Traders work at the post where Walt Disney Co. stock is traded on the floor of the New York Stock Exchange (NYSE) in New York, U.S., December 14, 2017. REUTERS/Brendan McDermid

Shares of Disney, which have climbed nearly 9 percent so far this year, slipped 1.1 percent in after-hours trading on Tuesday to $115.45.

Disney is trying to transform itself into a broad-based digital entertainment company as ESPN and its other networks lose viewers to Netflix Inc and other streaming options. It is on the verge of gaining new film, television and international properties in a $71 billion (£54.9 billion) purchase of assets from Twenty-First Century Fox Inc.

Iger, on a post-earnings webcast, said growth of smaller channel bundles delivered online had helped make up for customers dumping larger cable packages. Disney has seen “noticeable improvement in the rate of (subscriber) loss in each of the last four quarters,” he said.

The company plans to launch its own streaming service for family entertainment in late 2019. The service will not, however, carry the volume of content found on Netflix, Iger added.

The cost to build streaming services contributed to a profit decline at Disney’s media networks, the company’s largest unit, in the quarter. Operating income at the division dropped 1 percent to $1.8 billion, the company said.

Subscription growth for ESPN+, a pay streaming service launched in April, is “exceeding our expectations,” Iger said.

Overall, Disney posted earnings of $1.87 per share excluding certain items, an increase from a year earlier, but below Wall Street’s average forecast of $1.95, according to Thomson Reuters I/B/E/S.

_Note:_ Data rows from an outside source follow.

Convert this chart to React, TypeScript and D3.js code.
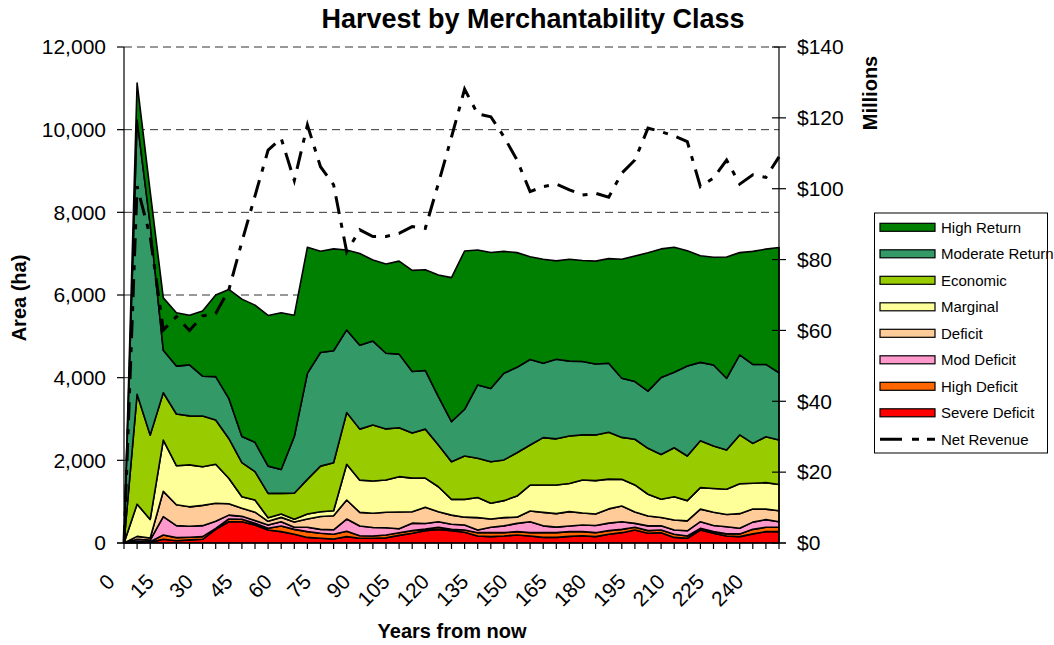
import React from "react";
import * as d3 from "d3";

const years = [0,5,10,15,20,25,30,35,40,45,50,55,60,65,70,75,80,85,90,95,100,105,110,115,120,125,130,135,140,145,150,155,160,165,170,175,180,185,190,195,200,205,210,215,220,225,230,235,240,245,250];

const severeDeficit = [0,10,15,90,55,75,90,330,515,515,435,315,275,210,135,115,95,155,115,115,125,185,235,300,330,300,260,170,155,170,195,170,135,135,160,175,155,210,250,315,235,250,135,115,315,235,170,155,220,275,275];
const highDeficit = [0,30,15,105,75,65,65,25,65,60,40,40,135,120,140,120,115,130,60,55,70,65,65,35,50,30,55,80,95,80,80,80,115,115,115,100,95,90,80,65,65,65,75,55,40,40,50,65,110,105,105];
const modDeficit = [0,50,40,445,290,265,265,170,95,70,70,80,105,50,105,95,110,295,235,205,175,95,180,135,135,125,120,65,130,165,200,265,165,135,135,160,175,180,185,95,115,100,105,125,160,150,175,135,175,185,135];
const deficit = [0,70,50,610,505,470,490,435,275,195,200,90,105,130,200,310,340,460,330,345,375,405,275,395,240,220,190,300,200,200,150,260,325,325,350,290,275,345,380,275,240,200,240,240,305,320,295,355,315,255,265];
const marginal = [0,780,450,1240,945,1015,935,945,615,280,295,85,80,65,120,115,120,865,780,780,780,855,815,705,605,380,430,485,380,410,510,625,665,695,680,800,810,720,645,655,525,445,565,490,520,575,610,725,625,640,635];
const economic = [0,2660,2040,1145,1250,1185,1225,1070,965,825,685,590,500,630,840,1105,1160,1250,1235,1355,1235,1185,1090,1185,1010,910,1050,950,1005,985,1050,970,1145,1115,1150,1090,1105,1135,1015,1105,1110,1080,1185,1080,1135,1025,950,1180,965,1110,1075];
const moderateReturn = [0,6630,5090,1030,1160,1235,965,1050,970,630,710,660,580,1370,2565,2750,2710,2000,2030,2030,1830,1780,1490,1420,1170,970,1130,1775,1775,2095,2065,2070,1800,1925,1810,1775,1715,1670,1430,1395,1385,1865,1825,2175,1895,1960,1735,1935,1910,1750,1630];
const highReturn = [0,900,800,1265,1290,1200,1580,1975,2635,3325,3320,3645,3790,2935,3050,2450,2465,1935,2220,1960,2160,2250,2445,2435,2945,3485,3830,3265,3290,2950,2775,2485,2515,2380,2465,2445,2490,2530,2880,3040,3345,3110,3025,2790,2580,2610,2935,2475,2735,2790,3030];
const netRevenue = [0,100.7,86.5,60.1,63.9,60,64.1,64.8,71.4,85,98,110.9,114.2,102.3,118,106.2,101.1,82.2,88.4,86.5,86.5,87.4,89.3,88.8,101.5,114.6,128.1,121.1,120.3,114.7,108.1,99.2,100.6,101.3,99.7,98.2,98.7,97.6,104.4,108.1,117.1,116.1,114.9,113.3,100.6,103,108.1,101.3,103.9,103.2,109];

const seriesNames = ["Severe Deficit","High Deficit","Mod Deficit","Deficit","Marginal","Economic","Moderate Return","High Return"];
const seriesValues = [severeDeficit, highDeficit, modDeficit, deficit, marginal, economic, moderateReturn, highReturn];
const seriesColors = ["#FF0000","#FF6600","#FF99CC","#FFCC99","#FFFF99","#99CC00","#339966","#008000"];

const leftTicks = [0,2000,4000,6000,8000,10000,12000];
const rightTicks = [0,20,40,60,80,100,120,140];

const FONT = "Arial, 'Liberation Sans', sans-serif";

export default function App() {
  const W = 1054, H = 645;
  const left = 124, right = 779, top = 47, bottom = 543;

  const x = d3.scalePoint<number>().domain(years).range([left, right]);
  const y = d3.scaleLinear().domain([0, 12000]).range([bottom, top]);
  const y2 = d3.scaleLinear().domain([0, 140]).range([bottom, top]);

  const table = years.map((yr, i) => {
    const row: any = { year: yr };
    seriesNames.forEach((n, k) => (row[n] = seriesValues[k][i]));
    return row;
  });
  const stacked = d3.stack<any>().keys(seriesNames)(table);
  const area = d3.area<any>()
    .x((d) => x(d.data.year) as number)
    .y0((d) => y(d[0]))
    .y1((d) => y(d[1]));
  const line = d3.line<number>()
    .x((_, i) => x(years[i]) as number)
    .y((d) => y2(d));

  const fmt = d3.format(",");
  const legendOrder = [...seriesNames].reverse();
  const legendY0 = 227.3, legendStep = 26.5;

  return (
    <svg width={W} height={H} style={{ position: "absolute", left: 0, top: 0, background: "#fff" }} fontFamily={FONT}>
      <rect x={0} y={0} width={W} height={H} fill="#fff" />
      {/* title */}
      <text x={533} y={28} textAnchor="middle" fontSize={27} fontWeight="bold">Harvest by Merchantability Class</text>

      {/* gridlines */}
      {leftTicks.filter((t) => t > 0).map((t) => (
        <line key={"g" + t} x1={left} x2={right} y1={y(t)} y2={y(t)} stroke="#333" strokeWidth={1} strokeDasharray="8,5" />
      ))}

      {/* areas */}
      {stacked.map((s, k) => (
        <path key={s.key} d={area(s) as string} fill={seriesColors[k]} stroke="#000" strokeWidth={1.6} strokeLinejoin="round" />
      ))}

      {/* net revenue */}
      <path d={line(netRevenue) as string} fill="none" stroke="#000" strokeWidth={3} strokeDasharray="18,9,5,9" />

      {/* left axis */}
      <line x1={left} x2={left} y1={top} y2={bottom} stroke="#000" strokeWidth={1.2} />
      {leftTicks.map((t) => (
        <g key={"l" + t}>
          <line x1={left - 7} x2={left} y1={y(t)} y2={y(t)} stroke="#000" strokeWidth={1.2} />
          <text x={left - 18} y={y(t)} dy="0.35em" textAnchor="end" fontSize={21}>{fmt(t)}</text>
        </g>
      ))}

      {/* right axis */}
      <line x1={right} x2={right} y1={top} y2={bottom} stroke="#000" strokeWidth={1.2} />
      {rightTicks.map((t) => (
        <g key={"r" + t}>
          <line x1={right - 7} x2={right + 7} y1={y2(t)} y2={y2(t)} stroke="#000" strokeWidth={1.2} />
          <text x={right + 18} y={y2(t)} dy="0.35em" textAnchor="start" fontSize={21}>{"$" + t}</text>
        </g>
      ))}

      {/* x axis */}
      <line x1={left - 7} x2={right + 7} y1={bottom} y2={bottom} stroke="#000" strokeWidth={1.2} />
      {years.map((yr, i) => (
        <g key={"x" + yr}>
          <line x1={x(yr)} x2={x(yr)} y1={bottom} y2={bottom + 6} stroke="#000" strokeWidth={1.2} />
          {i % 3 === 0 && (
            <text transform={`translate(${(x(yr) as number) - 8},${bottom + 40}) rotate(-45)`} textAnchor="end" fontSize={21}>{yr}</text>
          )}
        </g>
      ))}

      {/* axis titles */}
      <text x={452} y={638} textAnchor="middle" fontSize={20} fontWeight="bold">Years from now</text>
      <text transform={`translate(26,298) rotate(-90)`} textAnchor="middle" fontSize={20} fontWeight="bold">Area (ha)</text>
      <text transform={`translate(877,93) rotate(-90)`} textAnchor="middle" fontSize={20} fontWeight="bold">Millions</text>

      {/* legend */}
      <rect x={874.5} y={213} width={173} height={240} fill="#fff" stroke="#000" strokeWidth={1} />
      {legendOrder.map((n, j) => {
        const k = seriesNames.indexOf(n);
        const cy = legendY0 + j * legendStep;
        return (
          <g key={"lg" + n}>
            <rect x={880} y={cy - 4} width={55} height={8} fill={seriesColors[k]} stroke="#000" strokeWidth={1.2} />
            <text x={941} y={cy} dy="0.35em" fontSize={15}>{n}</text>
          </g>
        );
      })}
      <g>
        <line x1={880} x2={935} y1={legendY0 + 8 * legendStep} y2={legendY0 + 8 * legendStep} stroke="#000" strokeWidth={3} strokeDasharray="22,10,7,8" />
        <text x={941} y={legendY0 + 8 * legendStep} dy="0.35em" fontSize={15}>Net Revenue</text>
      </g>
    </svg>
  );
}
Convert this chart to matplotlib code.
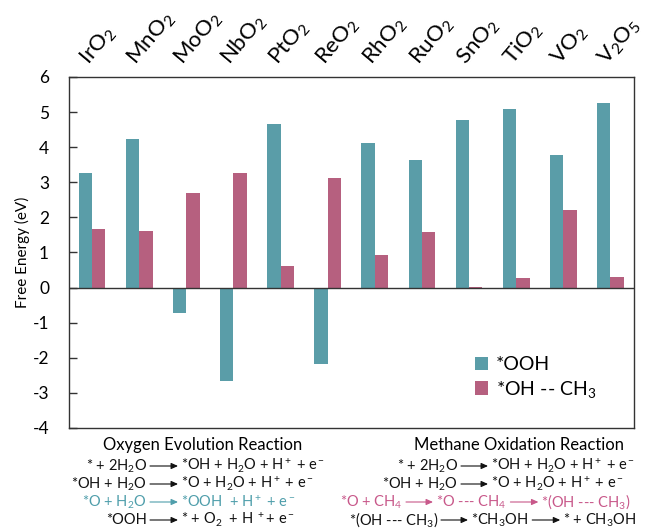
import matplotlib

matplotlib.use("Agg")
import matplotlib.pyplot as plt
from matplotlib.patches import FancyArrowPatch
import numpy as np

plt.rcParams["font.family"] = ["Lato", "DejaVu Sans"]
plt.rcParams["mathtext.fontset"] = "custom"
plt.rcParams["mathtext.rm"] = "Lato"
plt.rcParams["mathtext.it"] = "Lato"
plt.rcParams["mathtext.bf"] = "Lato"
plt.rcParams["axes.unicode_minus"] = False

oxides = ["IrO$_2$", "MnO$_2$", "MoO$_2$", "NbO$_2$", "PtO$_2$", "ReO$_2$",
          "RhO$_2$", "RuO$_2$", "SnO$_2$", "TiO$_2$", "VO$_2$", "V$_2$O$_5$"]
ooh = [3.27, 4.22, -0.72, -2.65, 4.65, -2.18, 4.12, 3.64, 4.77, 5.10, 3.79, 5.26]
oh_ch3 = [1.66, 1.62, 2.70, 3.27, 0.62, 3.13, 0.94, 1.58, 0.03, 0.28, 2.22, 0.31]

TEAL = "#5a9da8"
PINK = "#b6607f"

W, H = 655, 529
fig = plt.figure(figsize=(W / 100, H / 100), dpi=100)
ax = fig.add_axes([68.5 / W, 1 - 428 / H, (634 - 68.5) / W, (428 - 77) / H])

x = np.arange(len(oxides))
bw = 0.285
ax.bar(x - bw / 2, ooh, width=bw, color=TEAL, label="*OOH")
ax.bar(x + bw / 2, oh_ch3, width=bw, color=PINK, label="*OH -- CH$_3$")
ax.axhline(0, color="#333333", linewidth=1.0)

ax.set_xlim(-0.5, len(oxides) - 0.5)
ax.set_ylim(-4, 6)
ax.set_yticks(range(-4, 7))
ax.set_xticks([])
ax.tick_params(axis="y", direction="in", length=6, width=1, labelsize=12.5, color="#333333", pad=14)
for sp in ax.spines.values():
    sp.set_color("#333333")
    sp.set_linewidth(1.0)
ax.set_ylabel("Free Energy (eV)", fontsize=11, labelpad=2)

# oxide labels, rotated above the plot
for i, name in enumerate(oxides):
    xf = ax.transData.transform((i, 0))[0] / W
    fig.text(xf - 3 / W, 1 - 66 / H, name, rotation=50, rotation_mode="anchor",
             ha="left", va="baseline", fontsize=16)

ax.legend(loc="lower right", bbox_to_anchor=(0.965, 0.03), frameon=False, fontsize=14,
          handlelength=0.7, handleheight=0.7, handletextpad=0.4, labelspacing=0.3)

fig.canvas.draw()
renderer = fig.canvas.get_renderer()
FS = 10.5


def fx(px):
    return px / W


def fy(py):
    return 1 - py / H


def arrow(x0, x1, y, color):
    fig.add_artist(FancyArrowPatch(
        (fx(x0), fy(y)), (fx(x1), fy(y)), transform=fig.transFigure,
        arrowstyle="-|>,head_length=4,head_width=1.8", color=color, lw=0.8,
        shrinkA=0, shrinkB=0))


def line(y, x_arrow, first, rest, color="#111111", gap=3):
    # first text right-aligned before the first arrow, then flow to the right
    fig.text(fx(x_arrow - gap), fy(y), first, ha="right", va="center", fontsize=FS, color=color)
    cur = x_arrow
    for item in rest:
        if isinstance(item, (int, float)):
            arrow(cur, cur + item, y, color)
            cur += item + gap
        else:
            t = fig.text(fx(cur), fy(y), item, ha="left", va="center", fontsize=FS, color=color)
            bb = t.get_window_extent(renderer)
            cur = bb.x1 + gap + 1


fig.text(fx(203), fy(445), "Oxygen Evolution Reaction", ha="center", va="center", fontsize=12)
line(466, 150, "* + 2H$_2$O", [28, "*OH + H$_2$O + H$^+$ + e$^-$"])
line(484, 150, "*OH + H$_2$O", [28, "*O + H$_2$O + H$^+$ + e$^-$"])
line(502, 150, "*O + H$_2$O", [28, "*OOH  + H$^+$ + e$^-$"], color="#4f9eab")
line(520, 150, "*OOH", [28, "* + O$_2$  + H $^+$+ e$^-$"])

fig.text(fx(519), fy(445), "Methane Oxidation Reaction", ha="center", va="center", fontsize=12)
line(466, 461, "* + 2H$_2$O", [27, "*OH + H$_2$O + H$^+$ + e$^-$"])
line(484, 461, "*OH + H$_2$O", [27, "*O + H$_2$O + H$^+$ + e$^-$"])
line(502, 406, "*O + CH$_4$", [27, "*O --- CH$_4$", 28, "*(OH --- CH$_3$)"], color="#c8588a")
line(520, 441, "*(OH --- CH$_3$)", [27, "*CH$_3$OH", 28, "* + CH$_3$OH"])

fig.savefig("out.png", dpi=100)
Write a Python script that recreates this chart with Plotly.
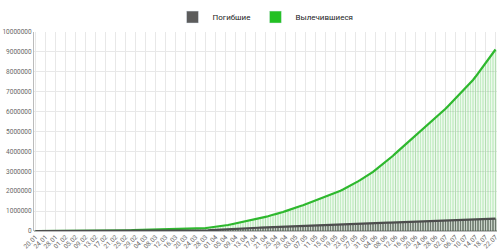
import datetime as dt
import plotly.graph_objects as go

start = dt.date(2020, 1, 20)
dates = [(start + dt.timedelta(days=i)).strftime("%d.%m") for i in range(185)]

deaths = [
    6, 9, 17, 25, 41, 56, 80, 106, 132, 170, 213, 259,
    304, 362, 426, 492, 565, 638, 724, 813, 910, 1018, 1115, 1261, 1383, 1526, 1669, 1775, 1873, 2009,
    2126, 2247, 2360, 2460, 2618, 2699, 2763, 2800, 2858, 2923, 2977,
    3050, 3117, 3202, 3285, 3387, 3494, 3599, 3827, 4025, 4296, 4628, 4981, 5428, 5833, 6520, 7165,
    7954, 8954, 10031, 11385, 13018, 14758, 16755, 19156, 21813, 24837, 28306, 31935, 35345, 39515, 44379,
    50332, 56214, 62266, 68174, 73131, 78757, 86500, 93052, 100259, 107474, 113820, 119257, 125008,
    132484, 140950, 148340, 157213, 163504, 168554, 173911, 181072, 187844, 194477, 200732, 206283,
    210011, 214176, 220795, 227652, 233388,
    238745, 243981, 247549, 251309, 257270, 263716, 269579, 275140, 279628, 283271, 286904, 292529,
    297790, 303148, 308628, 313013, 316578, 320129, 324957, 330048, 335171, 340398, 345039, 348229,
    351359, 356125, 361725, 366513, 371307, 375540, 378623,
    381700, 387019, 392325, 397579, 402404, 406600, 409392, 412782, 417658, 422631, 427467, 432200,
    436580, 439950, 443650, 450360, 455590, 460340, 465550, 470080, 474020, 477810, 482990, 488230,
    495460, 500590, 505140, 508160, 511720, 516970,
    521990, 527070, 532050, 536330, 539870, 543750, 549470, 555110, 560590, 566000, 571040, 575210,
    579360, 585320, 591000, 596660, 601700, 606270, 609560, 613240, 617340, 621180,
]

recovered = [
    25, 28, 30, 34, 39, 52, 61, 107, 126, 143, 222, 284,
    472, 623, 852, 1124, 1487, 2011, 2616, 3244, 3946, 4683, 5150, 6295, 8058, 9395, 10865, 12583,
    14352, 16121, 18177, 18890, 22886, 23394, 25227, 27905, 30384, 33277, 36711, 39782, 42716,
    45602, 48228, 51170, 53796, 55865, 58358, 60694, 62494, 64404, 67003, 68324, 70251, 72624, 76034,
    78088, 80840, 83207, 84854, 87256, 91499, 97704, 98351, 107990, 113787, 122150, 130915, 139415,
    149082, 164566, 178034, 193177,
    210263, 225796, 247472, 264841, 280152, 301020, 328619, 353975, 376096, 402110, 421722, 448655,
    474261, 510561, 541951, 568343, 591854, 623903, 645738, 679819, 710263, 738486, 789014, 817486,
    845056, 893967, 924808, 951394, 997519, 1046000,
    1091000, 1130000, 1168000, 1215000, 1255000, 1292000, 1340000, 1378000, 1428000, 1469000, 1514000,
    1561000, 1607000, 1660000, 1705000, 1757000, 1803000, 1857000, 1909000, 1965000, 2025000, 2085000,
    2148000, 2214000, 2275000, 2335000, 2410000, 2495000, 2570000, 2645000, 2720000,
    2800000, 2885000, 2975000, 3075000, 3170000, 3265000, 3360000, 3460000, 3560000, 3670000, 3780000,
    3900000, 4010000, 4120000, 4225000, 4335000, 4455000, 4565000, 4675000, 4785000, 4885000, 4990000,
    5100000, 5220000, 5330000, 5450000, 5560000, 5660000, 5770000, 5890000,
    6010000, 6140000, 6270000, 6400000, 6510000, 6630000, 6770000, 6910000, 7050000, 7190000, 7330000,
    7460000, 7590000, 7750000, 7920000, 8090000, 8260000, 8440000, 8600000, 8760000, 8940000, 9120000,
]

tick_labels = dates[::4]
name_deaths = "Погибшие"
name_recovered = "Вылечившиеся"

fig = go.Figure()
# bars (no legend)
fig.add_trace(go.Bar(x=dates, y=recovered, name=name_recovered, showlegend=False,
                     marker=dict(color="rgba(46,190,46,0.28)", line=dict(width=0))))
fig.add_trace(go.Bar(x=dates, y=deaths, name=name_deaths, showlegend=False,
                     marker=dict(color="rgba(80,80,80,0.75)", line=dict(width=0))))
# top lines
fig.add_trace(go.Scatter(x=dates, y=recovered, mode="lines", showlegend=False,
                         line=dict(color="#2eb82e", width=2.2)))
fig.add_trace(go.Scatter(x=dates, y=deaths, mode="lines", showlegend=False,
                         line=dict(color="#4d4d4d", width=2.2)))
# legend entries (solid swatches)
fig.add_trace(go.Bar(x=[None], y=[None], name=name_deaths, legendrank=1,
                     marker=dict(color="#5c5c5c")))
fig.add_trace(go.Bar(x=[None], y=[None], name=name_recovered, legendrank=2,
                     marker=dict(color="#22c022")))

fig.update_layout(
    width=500, height=250,
    margin=dict(l=34, r=3, t=28, b=19),
    paper_bgcolor="white", plot_bgcolor="white",
    barmode="overlay", bargap=0.35,
    font=dict(family="Roboto, Arial, sans-serif", size=8, color="#333"),
    legend=dict(orientation="h", x=0.5, xanchor="center", y=1.075, yanchor="middle",
                font=dict(size=8, color="#222"), itemwidth=30, bgcolor="rgba(0,0,0,0)"),
    showlegend=True,
)
fig.update_xaxes(type="category", tickmode="array", tickvals=tick_labels, ticktext=tick_labels,
                 tickangle=-45, tickfont=dict(size=6.5, color="#666"),
                 showgrid=True, gridcolor="#e8e8e8", gridwidth=1,
                 showline=False, ticks="", automargin=False, range=[-0.6, 184.6])
fig.update_yaxes(range=[0, 10000000], dtick=1000000, tickformat="d",
                 tickfont=dict(size=6.5, color="#666"), showgrid=True, gridcolor="#e8e8e8",
                 showline=True, linecolor="#bbbbbb", linewidth=1, zeroline=True,
                 zerolinecolor="#bbbbbb", ticks="", automargin=False)

fig.write_html("out.html")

Disney’s movie studio enjoyed blockbuster success with “Avengers: Infinity War” and “The Incredibles 2.” Operating income at the studio rose 11 percent to $708 million, but it also recorded a $100 million film impairment charge, primarily related to work on two animated films it decided not to release.

The company’s theme parks division reported a 15-percent rise in profit to $1.3 billion with increases at domestic and international resorts.

In consumer products, operating income declined 10 percent to $324 million.

Net income attributable to Disney rose to $2.92 billion, or $1.95 per share, in the quarter, compared with $2.37 billion, or $1.51 per share, a year ago.

Total revenue rose 7 percent to $15.23 billion, but missed analysts’ average forecast of $15.34 billion.